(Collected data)
↓

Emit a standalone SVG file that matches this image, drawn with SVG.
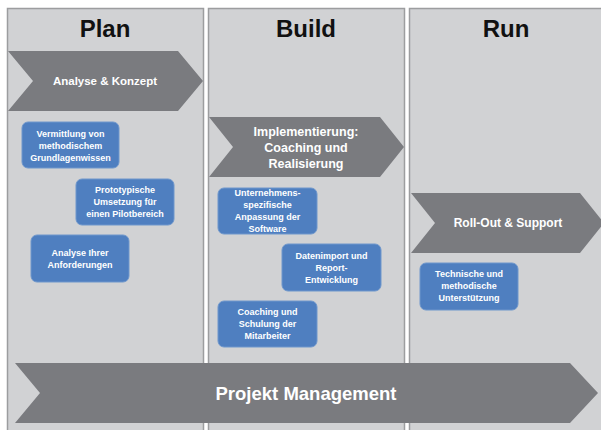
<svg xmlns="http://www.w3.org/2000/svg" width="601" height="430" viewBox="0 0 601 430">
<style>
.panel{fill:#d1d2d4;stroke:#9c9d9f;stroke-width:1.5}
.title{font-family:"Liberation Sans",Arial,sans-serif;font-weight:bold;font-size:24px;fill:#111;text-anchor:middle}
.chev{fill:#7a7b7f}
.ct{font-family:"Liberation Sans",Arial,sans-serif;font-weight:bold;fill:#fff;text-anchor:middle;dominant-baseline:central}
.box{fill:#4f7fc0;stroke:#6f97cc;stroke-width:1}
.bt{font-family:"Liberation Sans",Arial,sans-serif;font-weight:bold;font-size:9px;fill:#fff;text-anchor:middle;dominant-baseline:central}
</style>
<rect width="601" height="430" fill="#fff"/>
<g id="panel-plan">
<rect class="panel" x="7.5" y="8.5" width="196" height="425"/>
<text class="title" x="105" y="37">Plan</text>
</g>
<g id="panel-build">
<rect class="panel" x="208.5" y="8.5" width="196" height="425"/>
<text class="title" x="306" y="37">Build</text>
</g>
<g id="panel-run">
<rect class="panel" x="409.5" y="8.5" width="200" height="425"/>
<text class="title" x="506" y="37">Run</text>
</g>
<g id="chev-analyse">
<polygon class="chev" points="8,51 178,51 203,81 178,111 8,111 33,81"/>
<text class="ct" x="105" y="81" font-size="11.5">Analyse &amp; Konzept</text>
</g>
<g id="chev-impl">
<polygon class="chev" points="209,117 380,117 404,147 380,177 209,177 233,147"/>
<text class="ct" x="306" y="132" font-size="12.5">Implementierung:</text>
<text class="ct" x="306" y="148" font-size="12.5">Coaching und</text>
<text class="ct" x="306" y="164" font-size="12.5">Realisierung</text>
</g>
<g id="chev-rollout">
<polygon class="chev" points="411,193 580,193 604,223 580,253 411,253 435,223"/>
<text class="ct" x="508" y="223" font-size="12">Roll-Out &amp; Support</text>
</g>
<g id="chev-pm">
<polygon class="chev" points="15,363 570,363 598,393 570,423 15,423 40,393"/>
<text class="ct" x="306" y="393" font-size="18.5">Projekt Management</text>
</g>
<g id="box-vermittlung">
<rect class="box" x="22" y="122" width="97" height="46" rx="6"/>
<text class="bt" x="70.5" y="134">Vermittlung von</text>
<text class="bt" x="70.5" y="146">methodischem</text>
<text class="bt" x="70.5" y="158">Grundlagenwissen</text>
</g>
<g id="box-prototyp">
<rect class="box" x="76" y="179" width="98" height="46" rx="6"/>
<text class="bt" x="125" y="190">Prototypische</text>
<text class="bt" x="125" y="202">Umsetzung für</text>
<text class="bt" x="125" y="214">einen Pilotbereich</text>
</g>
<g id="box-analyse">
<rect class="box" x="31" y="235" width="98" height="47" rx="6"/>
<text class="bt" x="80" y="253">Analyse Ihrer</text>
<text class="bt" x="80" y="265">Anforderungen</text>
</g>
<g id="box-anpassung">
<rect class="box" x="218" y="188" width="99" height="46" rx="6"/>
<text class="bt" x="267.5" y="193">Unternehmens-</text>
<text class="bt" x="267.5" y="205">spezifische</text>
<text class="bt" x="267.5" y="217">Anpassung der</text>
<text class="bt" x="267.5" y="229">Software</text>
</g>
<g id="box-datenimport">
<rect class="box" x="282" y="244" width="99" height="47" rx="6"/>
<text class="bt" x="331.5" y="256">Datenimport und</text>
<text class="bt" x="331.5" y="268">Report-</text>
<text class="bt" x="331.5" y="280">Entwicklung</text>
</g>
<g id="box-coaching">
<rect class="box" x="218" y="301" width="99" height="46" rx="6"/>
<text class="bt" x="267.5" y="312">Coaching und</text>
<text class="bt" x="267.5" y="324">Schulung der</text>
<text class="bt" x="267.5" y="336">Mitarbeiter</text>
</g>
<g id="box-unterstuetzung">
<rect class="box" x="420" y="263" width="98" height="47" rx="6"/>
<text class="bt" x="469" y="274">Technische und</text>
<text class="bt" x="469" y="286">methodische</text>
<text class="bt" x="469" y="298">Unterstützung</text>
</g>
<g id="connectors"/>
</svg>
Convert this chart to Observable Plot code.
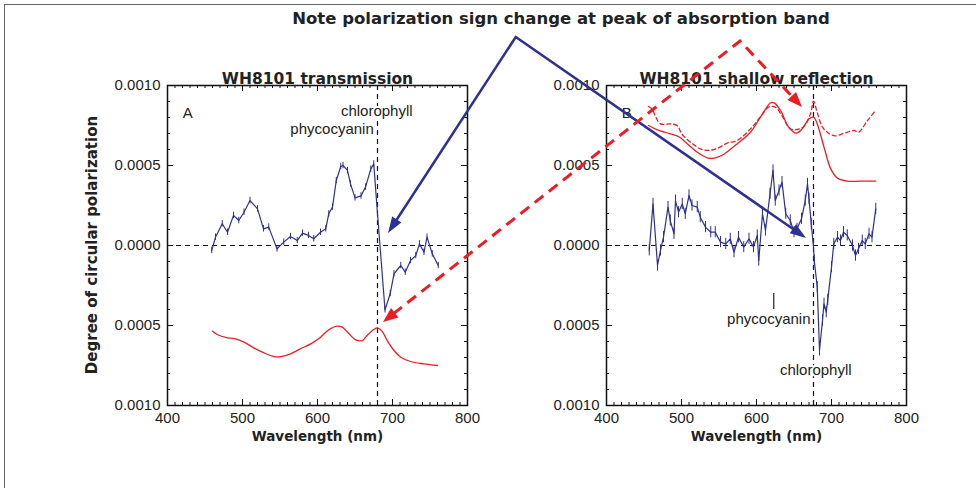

↑

Quote all of the entries word for word, omitting any pictures.

**COMPLETED EXERCISE**
Emit a standalone SVG file that matches this image, drawn with SVG.
<svg xmlns="http://www.w3.org/2000/svg" width="601" height="430" viewBox="0 0 601 430">
<style>
.panel{fill:#d1d2d4;stroke:#9c9d9f;stroke-width:1.5}
.title{font-family:"Liberation Sans",Arial,sans-serif;font-weight:bold;font-size:24px;fill:#111;text-anchor:middle}
.chev{fill:#7a7b7f}
.ct{font-family:"Liberation Sans",Arial,sans-serif;font-weight:bold;fill:#fff;text-anchor:middle;dominant-baseline:central}
.box{fill:#4f7fc0;stroke:#6f97cc;stroke-width:1}
.bt{font-family:"Liberation Sans",Arial,sans-serif;font-weight:bold;font-size:9px;fill:#fff;text-anchor:middle;dominant-baseline:central}
</style>
<rect width="601" height="430" fill="#fff"/>
<g id="panel-plan">
<rect class="panel" x="7.5" y="8.5" width="196" height="425"/>
<text class="title" x="105" y="37">Plan</text>
</g>
<g id="panel-build">
<rect class="panel" x="208.5" y="8.5" width="196" height="425"/>
<text class="title" x="306" y="37">Build</text>
</g>
<g id="panel-run">
<rect class="panel" x="409.5" y="8.5" width="200" height="425"/>
<text class="title" x="506" y="37">Run</text>
</g>
<g id="chev-analyse">
<polygon class="chev" points="8,51 178,51 203,81 178,111 8,111 33,81"/>
<text class="ct" x="105" y="81" font-size="11.5">Analyse &amp; Konzept</text>
</g>
<g id="chev-impl">
<polygon class="chev" points="209,117 380,117 404,147 380,177 209,177 233,147"/>
<text class="ct" x="306" y="132" font-size="12.5">Implementierung:</text>
<text class="ct" x="306" y="148" font-size="12.5">Coaching und</text>
<text class="ct" x="306" y="164" font-size="12.5">Realisierung</text>
</g>
<g id="chev-rollout">
<polygon class="chev" points="411,193 580,193 604,223 580,253 411,253 435,223"/>
<text class="ct" x="508" y="223" font-size="12">Roll-Out &amp; Support</text>
</g>
<g id="chev-pm">
<polygon class="chev" points="15,363 570,363 598,393 570,423 15,423 40,393"/>
<text class="ct" x="306" y="393" font-size="18.5">Projekt Management</text>
</g>
<g id="box-vermittlung">
<rect class="box" x="22" y="122" width="97" height="46" rx="6"/>
<text class="bt" x="70.5" y="134">Vermittlung von</text>
<text class="bt" x="70.5" y="146">methodischem</text>
<text class="bt" x="70.5" y="158">Grundlagenwissen</text>
</g>
<g id="box-prototyp">
<rect class="box" x="76" y="179" width="98" height="46" rx="6"/>
<text class="bt" x="125" y="190">Prototypische</text>
<text class="bt" x="125" y="202">Umsetzung für</text>
<text class="bt" x="125" y="214">einen Pilotbereich</text>
</g>
<g id="box-analyse">
<rect class="box" x="31" y="235" width="98" height="47" rx="6"/>
<text class="bt" x="80" y="253">Analyse Ihrer</text>
<text class="bt" x="80" y="265">Anforderungen</text>
</g>
<g id="box-anpassung">
<rect class="box" x="218" y="188" width="99" height="46" rx="6"/>
<text class="bt" x="267.5" y="193">Unternehmens-</text>
<text class="bt" x="267.5" y="205">spezifische</text>
<text class="bt" x="267.5" y="217">Anpassung der</text>
<text class="bt" x="267.5" y="229">Software</text>
</g>
<g id="box-datenimport">
<rect class="box" x="282" y="244" width="99" height="47" rx="6"/>
<text class="bt" x="331.5" y="256">Datenimport und</text>
<text class="bt" x="331.5" y="268">Report-</text>
<text class="bt" x="331.5" y="280">Entwicklung</text>
</g>
<g id="box-coaching">
<rect class="box" x="218" y="301" width="99" height="46" rx="6"/>
<text class="bt" x="267.5" y="312">Coaching und</text>
<text class="bt" x="267.5" y="324">Schulung der</text>
<text class="bt" x="267.5" y="336">Mitarbeiter</text>
</g>
<g id="box-unterstuetzung">
<rect class="box" x="420" y="263" width="98" height="47" rx="6"/>
<text class="bt" x="469" y="274">Technische und</text>
<text class="bt" x="469" y="286">methodische</text>
<text class="bt" x="469" y="298">Unterstützung</text>
</g>
<g id="connectors"/>
</svg>
Convert this chart to Observable Plot code.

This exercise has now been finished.